Compiling print $ length (fbts 15) with -O1 and running with +RTS -s shows a ~2.2x speedup over fbtsDirect.
If you look closer it’s actually a ~4.8x speedup in MUT time, but these gains are being blown out by the absurd amount of GC time; both versions are using a stupid amount of memory and dynamic programming techniques only make this worse.

Enumeration is streaming adjacent; rather than trying to get speedups by holding onto more data, it would be better to enumerate in constant space.
My own experiments in this area are ongoing so I can’t really give clear guidance on how to achieve it, but I’ve had the best luck with Church-encoded lists.

This implementation is much the same as the direct one, but uses a minute fraction the space (at the cost of being a bit slower):

fbtsEnum :: Int -> Enumeration FBT
fbtsEnum n = if n <= 0 then pure Leaf else do
  let m = n - 1
  i <- fromFoldable [0 .. m]
  liftA2 Internal (fbtsEnum i) (fbtsEnum (m - i))

Thanks for the feedback about the mode of sharing the code.
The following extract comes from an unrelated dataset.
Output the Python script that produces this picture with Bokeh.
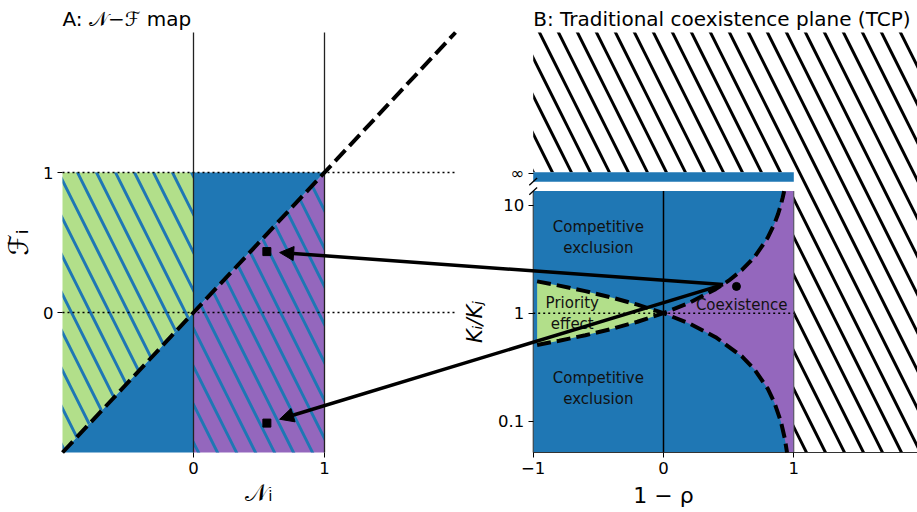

I switched from the image to direct code.

Also, your fbtsRec implementation makes sense to me, and I thank you for introducing me to liftA2, but why do you include Rec/fix in fbtsRec and Direct?

When writing a function for the purpose of taking its fix-point, I choose to write its type signature with Rec to clarify that intent (and avoid duplication); if you just see e.g. (Int -> [Foo]) -> Int -> [Foo] in the wild, you can’t know the purpose of that function argument.

Using fix rather than writing fbtsDirect = fbtsRec fbtsDirect is something of an arbitrary choice, but you can consider it a minor follow-up to Rec.